By Cole Haddon | Posted 5/16/2007

Shrek 2's remarkable success--$916 million worldwide--practically assured that DreamWorks would turn out a third installment in the heartwarming chronicles of a flatulent ogre and his cadre of fairy tale friends. Critics, however, appreciated Shrek 2--not to mention the original Shrek-- as well as audiences, which makes this tired and uninspired movie so unexpected. Shrek the Third does deliver laughs, but it utterly fails to live up to the quality of its predecessors.

It all starts with the death of Frog-King Harold of Far Far Away (John Cleese), who bequeaths his kingdom to loutish son-in-law Shrek (Mike Meyers). Shrek has no interest in a crown and just wants to get back to his mucky swamp home. His wife, Fiona (Cameron Diaz), wants the same, but under one condition--her biological clock is ticking, and she wants to start popping out baby ogres. Shrek, convinced he'll be a lousy father and maybe even eat his kids--like his father once tried to do to him--is understandably apprehensive.

To escape his responsibilities, Shrek sets out with his trusty companions Donkey (Eddie Murphy) and Puss-in-Boots (Antonio Banderas) to track down the only other heir--a high-school student named Artie Pendragon (Justin Timberlake), whom you might know better as the once and future King Arthur. Except Artie is nothing but the whelp cool kids like Lancelot pick on. That's why the prospect of becoming a king is so appealing to Artie at first, because he can get back at all those who made fun of him, but quickly enough he comes to the realization that he doesn't have what it takes to rule a kingdom and, like Shrek, wants out of his duties.

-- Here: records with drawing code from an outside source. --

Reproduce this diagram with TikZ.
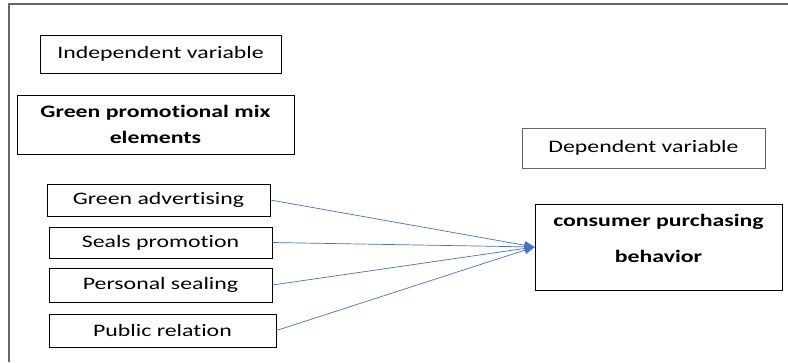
\documentclass[tikz,border=0pt]{standalone}
\usepackage{fontspec}
\setmainfont{Carlito}[FakeStretch=1.36,Ligatures=NoCommon]
\usepackage{xcolor}
\usepackage{tikz}
\usetikzlibrary{arrows.meta,positioning}
\definecolor{LinkBlue}{HTML}{4472C4}

\begin{document}
\begin{tikzpicture}[
  x=1pt, y=-1pt,
  varbox/.style={rectangle, draw=black, line width=0.9pt, align=center, inner sep=0pt, font=\fontsize{17.5}{21}\selectfont},
  headbox/.style={varbox, font=\fontsize{17.5}{21}\selectfont\bfseries},
  link/.style={-{Triangle[length=10pt,width=8pt]}, LinkBlue, line width=0.7pt}
]
\useasboundingbox (0,0) rectangle (788,362);

% frame
\draw[gray!80!black, line width=1.6pt] (788,4) -- (9,4) -- (9,362);

% Labels
\node[varbox, minimum width=241pt, minimum height=38pt] (indep) at (160.5,54) {Independent variable};
\node[headbox, minimum width=277pt, minimum height=59pt] (mix) at (155.5,124.5) {Green promotional mix\\[5pt]elements};
\node[varbox, draw=gray!80!black, minimum width=243pt, minimum height=40pt] (dep) at (643.5,148) {Dependent variable};

% Dependent
\node[headbox, minimum width=247pt, minimum height=86pt, text depth=18pt] (cpb) at (658.5,247) {consumer purchasing\\[15pt]behavior};

% Independent elements
\node[varbox, minimum width=223pt, minimum height=32pt] (adv) at (158.5,200) {Green advertising};
\node[varbox, minimum width=223pt, minimum height=31pt] (seals) at (160.5,242.5) {Seals promotion};
\node[varbox, minimum width=223pt, minimum height=34pt] (pers) at (160.5,285) {Personal sealing};
\node[varbox, minimum width=227pt, minimum height=33pt] (pub) at (162.5,330.5) {Public relation};

% Arrows
\draw[link] (adv.east) -- (cpb.west);
\draw[link] (seals.east) -- (cpb.west);
\draw[link] (pers.east) -- (cpb.west);
\draw[link] (pub.east) -- (cpb.west);

\end{tikzpicture}
\end{document}
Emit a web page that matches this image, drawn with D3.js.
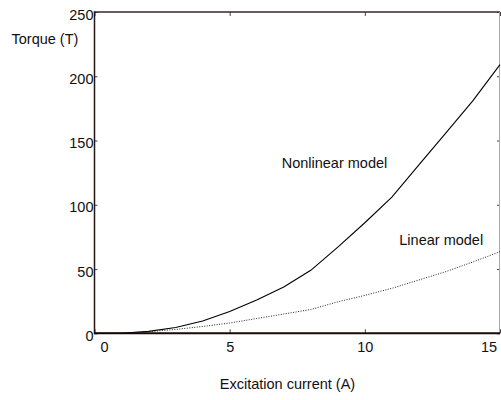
<!DOCTYPE html>
<html><head><meta charset="utf-8">
<script src="https://cdn.jsdelivr.net/npm/d3@7"></script>
<style>
html,body{margin:0;padding:0;background:#fff;}
svg{display:block;font-family:"Liberation Sans",Arial,sans-serif;}
</style></head>
<body><svg id="c" width="501" height="400"></svg>
<script>
const current = [0,1,2,3,4,5,6,7,8,9,10,11,12,13,14,15];
const nonlinearTorque = [0,0,1.5,4.5,9.5,17,26,36,49,67,86,106,131,156,181,209];
const linearTorque = [0,0.2,1.2,3,5.3,8,11.5,15,18.5,24.5,29.5,35,41.5,48,55.5,63.5];
const xTicks = [0,5,10,15];
const yTicks = [0,50,100,150,200,250];
const xTitle = "Excitation current (A)";
const yTitle = "Torque (T)";
const nonlinearLabel = "Nonlinear model";
const linearLabel = "Linear model";

const svg = d3.select("#c");
const L = 94.5, T = 12, R = 500, B = 333.3;
const x = d3.scaleLinear().domain([0,15]).range([L,R]);
const y = d3.scaleLinear().domain([0,250]).range([B,T]);
const fs = "14.5px";

// axes
const gx = svg.append("g").attr("transform",`translate(0,${B})`)
  .call(d3.axisBottom(x).tickValues(xTicks).tickSizeInner(-4).tickSizeOuter(0).tickPadding(8.5));
const gxt = svg.append("g").attr("transform",`translate(0,${T})`)
  .call(d3.axisTop(x).tickValues(xTicks).tickSizeInner(-4).tickSizeOuter(0).tickFormat(""));
const gy = svg.append("g").attr("transform",`translate(${L},0)`)
  .call(d3.axisLeft(y).tickValues(yTicks).tickSizeInner(-3).tickSizeOuter(0).tickPadding(1));
const gyr = svg.append("g").attr("transform",`translate(${R},0)`)
  .call(d3.axisRight(y).tickValues(yTicks).tickSizeInner(-3).tickSizeOuter(0).tickFormat(""));

[gx,gxt,gy,gyr].forEach(g=>{
  g.select(".domain").remove();
  g.selectAll(".tick line").attr("stroke","#444");
  g.selectAll("text").attr("fill","#111").style("font-size",fs).style("font-family","Liberation Sans, Arial, sans-serif");
});
gy.selectAll(".tick text").attr("y",2.5);
gx.selectAll(".tick text").attr("dx",(d)=> d===0 ? 9.5 : (d===15 ? -11.5 : 0));

// frame
svg.append("line").attr("x1",L).attr("x2",R).attr("y1",T).attr("y2",T).attr("stroke","#3a2424").attr("stroke-width",1.5);
svg.append("line").attr("x1",L).attr("x2",L).attr("y1",T-0.7).attr("y2",B+1).attr("stroke","#2a1414").attr("stroke-width",1.5);
svg.append("line").attr("x1",R-0.5).attr("x2",R-0.5).attr("y1",T).attr("y2",B).attr("stroke","#aaa").attr("stroke-width",1);
svg.append("line").attr("x1",L).attr("x2",R).attr("y1",B).attr("y2",B).attr("stroke","#1a0808").attr("stroke-width",2);

// curves
const line = d3.line().x((d,i)=>x(current[i])).y(d=>y(d));
svg.append("path").datum(nonlinearTorque).attr("d",line)
  .attr("fill","none").attr("stroke","#000").attr("stroke-width",1.1);
svg.append("path").datum(linearTorque).attr("d",line)
  .attr("fill","none").attr("stroke","#222").attr("stroke-width",1).attr("stroke-dasharray","1,1.5");

// text
svg.append("text").attr("x",11.5).attr("y",44.3).style("font-size",fs).attr("fill","#111").text(yTitle);
svg.append("text").attr("x",287.5).attr("y",389).attr("text-anchor","middle").style("font-size",fs).attr("fill","#111").text(xTitle);
svg.append("text").attr("x",281.7).attr("y",168.3).style("font-size",fs).attr("fill","#111").text(nonlinearLabel);
svg.append("text").attr("x",399.3).attr("y",244.5).style("font-size",fs).attr("fill","#111").text(linearLabel);
</script></body></html>
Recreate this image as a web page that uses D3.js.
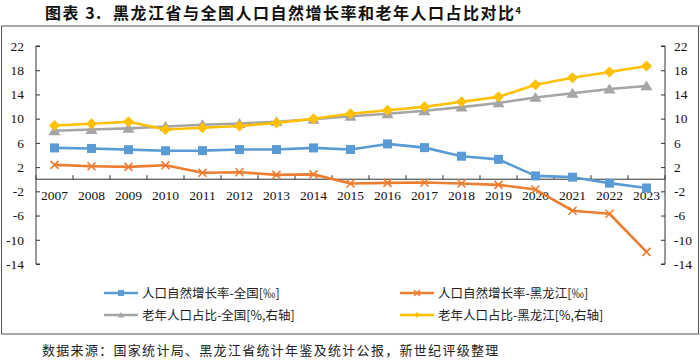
<!DOCTYPE html>
<html><head><meta charset="utf-8">
<script src="https://cdn.jsdelivr.net/npm/d3@7"></script>
<style>
body{margin:0;background:#fff;}
svg{display:block;}
</style></head>
<body>
<svg id="c" width="700" height="360"></svg>
<script>
const years = ["2007","2008","2009","2010","2011","2012","2013","2014","2015","2016","2017","2018","2019","2020","2021","2022","2023"];
const natRate = [5.17,5.08,4.88,4.70,4.72,4.90,4.90,5.17,4.92,5.83,5.22,3.80,3.28,0.55,0.34,-0.65,-1.45];
const hljRate = [2.37,2.15,2.04,2.30,1.07,1.15,0.72,0.80,-0.70,-0.60,-0.55,-0.70,-0.93,-1.70,-5.20,-5.70,-12.00];
const natOld = [8.0,8.2,8.4,8.7,9.0,9.2,9.5,9.9,10.4,10.8,11.3,11.9,12.6,13.5,14.2,14.9,15.4];
const hljOld = [8.87,9.15,9.50,8.20,8.50,8.80,9.30,10.0,10.80,11.40,11.95,12.80,13.60,15.60,16.75,17.70,18.70];
const leftTicks = [22,18,14,10,6,2,-2,-6,-10,-14];
const rightTicks = [22,18,14,10,6,2,-2,-6,-10,-14];
const seriesNames = ["人口自然增长率-全国[‰]","人口自然增长率-黑龙江[‰]","老年人口占比-全国[%,右轴]","老年人口占比-黑龙江[%,右轴]"];
const titleText = "图表 3.  黑龙江省与全国人口自然增长率和老年人口占比对比";
const sourceText = "数据来源：国家统计局、黑龙江省统计年鉴及统计公报，新世纪评级整理";

const svg = d3.select("#c");
const colors = ["#5B9BD5","#ED7D31","#A5A5A5","#FFC000"];
const L = 36, R = 665, T = 46, B = 264;
const x = d3.scaleBand().domain(years).range([L, R]).padding(0);
const yL = d3.scaleLinear().domain([-14, 22]).range([B, T]);
const yR = d3.scaleLinear().domain([-14, 22]).range([B, T]);
const cx = d => x(d) + x.bandwidth()/2;

// title
const title = svg.append("text").attr("x", 45).attr("y", 19)
  .attr("font-family", "'Noto Sans CJK SC', sans-serif").attr("font-weight", "bold")
  .attr("font-size", 16).attr("letter-spacing", "1.5px").attr("fill", "#111")
  .attr("xml:space","preserve").style("white-space","pre");
title.append("tspan").text(titleText);
title.append("tspan").attr("dy", -5).attr("font-size", 9).attr("letter-spacing","0px").text("4");

// frame
svg.append("rect").attr("x", 1.5).attr("y", 26).attr("width", 697).attr("height", 308)
  .attr("fill", "none").attr("stroke", "#555").attr("stroke-width", 1);

const serif = "'Liberation Serif','Times New Roman',serif";
// left axis
const gL = svg.append("g").attr("transform", `translate(${L},0)`)
  .call(d3.axisRight(yL).tickValues(leftTicks).tickSize(4).tickFormat(d3.format("d")));
gL.selectAll("text").remove();
gL.select(".domain").attr("d", `M4,${T}H0V${B}H4`);
svg.append("g").selectAll("text").data(leftTicks).join("text")
  .attr("x", 24).attr("y", d => yL(d)).attr("dy", "0.35em").attr("text-anchor", "end")
  .attr("font-family", serif).attr("font-size", 13.5).attr("fill", "#111").text(d => d);

// right axis
const gR = svg.append("g").attr("transform", `translate(${R},0)`)
  .call(d3.axisLeft(yR).tickValues(rightTicks).tickSize(4));
gR.selectAll("text").remove();
gR.select(".domain").attr("d", `M-4,${T}H0V${B}H-4`);
svg.append("g").selectAll("text").data(rightTicks).join("text")
  .attr("x", 674).attr("y", d => yR(d)).attr("dy", "0.35em").attr("text-anchor", "start")
  .attr("font-family", serif).attr("font-size", 13.5).attr("fill", "#111").text(d => d);

// x axis at zero
const y0 = yL(0);
svg.append("line").attr("x1", L).attr("x2", R).attr("y1", y0).attr("y2", y0).attr("stroke", "#333");
svg.append("g").selectAll("line").data(years.concat(["end"])).join("line")
  .attr("x1", d => d === "end" ? R : x(d)).attr("x2", d => d === "end" ? R : x(d))
  .attr("y1", y0).attr("y2", y0 - 4).attr("stroke", "#333");
svg.append("g").selectAll("text").data(years).join("text")
  .attr("x", d => cx(d)).attr("y", y0 + 21).attr("text-anchor", "middle")
  .attr("font-family", serif).attr("font-size", 13.5).attr("fill", "#111").text(d => d);
svg.selectAll(".domain, .tick line").attr("stroke", "#333");

// series
const data = [
  {v: natRate, s: yL, m: "square"},
  {v: hljRate, s: yL, m: "x"},
  {v: natOld, s: yR, m: "tri"},
  {v: hljOld, s: yR, m: "diamond"}
];
function marker(g, type, color, size) {
  if (type === "square") {
    g.append("rect").attr("x", -size/2).attr("y", -size/2).attr("width", size).attr("height", size).attr("fill", color);
  } else if (type === "x") {
    const h = size/2;
    g.append("path").attr("d", `M${-h},${-h}L${h},${h}M${-h},${h}L${h},${-h}`).attr("stroke", color).attr("stroke-width", 1.6).attr("fill","none");
  } else if (type === "tri") {
    const h = size/2;
    g.append("path").attr("d", `M0,${-h}L${h*1.1},${h*0.8}L${-h*1.1},${h*0.8}Z`).attr("fill", color);
  } else {
    const h = size/2;
    g.append("path").attr("d", `M0,${-h}L${h},0L0,${h}L${-h},0Z`).attr("fill", color);
  }
}
const drawOrder = [0,1,2,3];
drawOrder.forEach(i => {
  const s = data[i];
  const line = d3.line().x((d, j) => cx(years[j])).y(d => s.s(d));
  svg.append("path").datum(s.v).attr("d", line).attr("fill", "none")
    .attr("stroke", colors[i]).attr("stroke-width", 2.6).attr("stroke-linejoin", "round");
  s.v.forEach((d, j) => {
    const g = svg.append("g").attr("transform", `translate(${cx(years[j])},${s.s(d)})`);
    marker(g, s.m, colors[i], s.m === "x" ? 8 : (s.m === "square" ? 9 : 11));
  });
});

// legend
const legPos = [[104, 293], [400, 293], [104, 315], [400, 315]];
seriesNames.forEach((n, i) => {
  const [lx, ly] = legPos[i];
  svg.append("line").attr("x1", lx).attr("x2", lx + 34).attr("y1", ly).attr("y2", ly)
    .attr("stroke", colors[i]).attr("stroke-width", 2.6);
  const g = svg.append("g").attr("transform", `translate(${lx + 17},${ly})`);
  marker(g, data[i].m, colors[i], 6);
  svg.append("text").attr("x", lx + 38).attr("y", ly).attr("dy", "0.36em")
    .attr("font-family", "'Noto Sans CJK SC', sans-serif").attr("font-size", 12.5)
    .attr("fill", "#222").text(n);
});

// source
svg.append("text").attr("x", 42).attr("y", 355)
  .attr("font-family", "'Noto Sans CJK SC', sans-serif").attr("font-size", 13)
  .attr("letter-spacing", "1.3px").attr("fill", "#222").text(sourceText);
</script>
</body></html>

If this wasn't story enough, Prince Charming (Rupert Everett) is back and, in Shrek's absence, stages a boring coup d'état backed by an alliance of fairy tale villains. The fairy tale princesses, including Fiona, Snow White, Cinderella, and Sleeping Beauty, turn out to be all that stands in his way. Unfortunately, the princess gimmick is almost entirely lifted from Bill Willingham's award-winning Vertigo comic-book series Fables and doesn't do it nearly as well. That tends to be the problem with all of Shrek the Third. It fails to do anything as well as its influences, including the first two Shreks.